Updated: Saturday, December 13, 2008

As the fall semester approaches, some UT graduate students and Brackenridge residents are ramping up efforts to make their voices heard as a New York design firm considers possible development of the Brackenridge Tract.

The Brackenridge Apartments Tenant Advisory Board met last week with leaders of the Graduate Student Assembly to discuss how the two organizations can work together to address student concerns while the development firm, Cooper, Robertson & Partners, crafts two master plans for the best uses of the tract.

The UT System Board of Regents contracted the firm in March after concluding that the tract was not being put to the best possible use.

Bradley Carpenter, president of the Graduate Student Assembly, said the group is working to create a vision statement with a list of tangible results its members would like to see on the tract, such as how many apartments they feel are necessary to attract graduate students.

"We understand that a small percentage of graduate students live on the Brackenridge Tract," he said. "But we also understand that there would be a larger percentage of students on the tract if more housing was available. It's hard for us to say out of the 12,000 graduate students, we only need the opinions of two or three thousand."

Carpenter, who was elected at the end of the spring semester, said he ran for office to work for graduate student funding and health insurance but soon recognized that more needs to be done to inject student input into the planning process.

The current waitlist of about 600 students defeats the purpose of living on the tract, as the average time spent on the list currently stands at a year and a half, said Paul Michels, a graduate student and Tenant Advisory Board member.

Many of the Brackenridge apartments are at least 30 years old. Michels said energy-efficient improvements in newly constructed units could contribute to meeting the University's plan to maximize the tract's resources and could save the University money.

Tenant Advisory Board officials said they asked UT President William Powers in a January meeting to visit the apartments and issue a formal statement concerning the University's stance on maintaining graduate student housing on the tract.

Powers has not issued a statement but told The Daily Texan he has made his position on graduate student housing on the tract clear in multiple media interviews, testimony before the Board of Regents and communications with the development firm. He said the importance of graduate student housing in some form is vital to attracting top graduate students to the University.
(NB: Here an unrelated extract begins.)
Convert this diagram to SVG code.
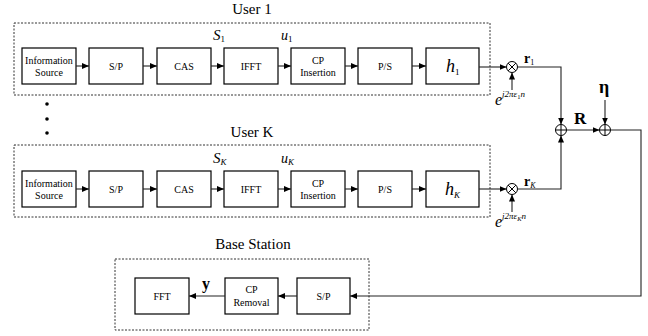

Powers said UT administrators recognize the concerns of the current Brackenridge residents on the tract, such as maintaining a family-oriented community.

"A possibility we may pursue is whether some different location on the tract with new housing might be a better way to go," Powers said.

He stressed that even if the housing is relocated, there is a strong possibility the new location would also be within or near the tract and would allow graduate student families to retain access to Mathews Elementary School. Powers added that no action would be taken on student housing without further discussions on campus.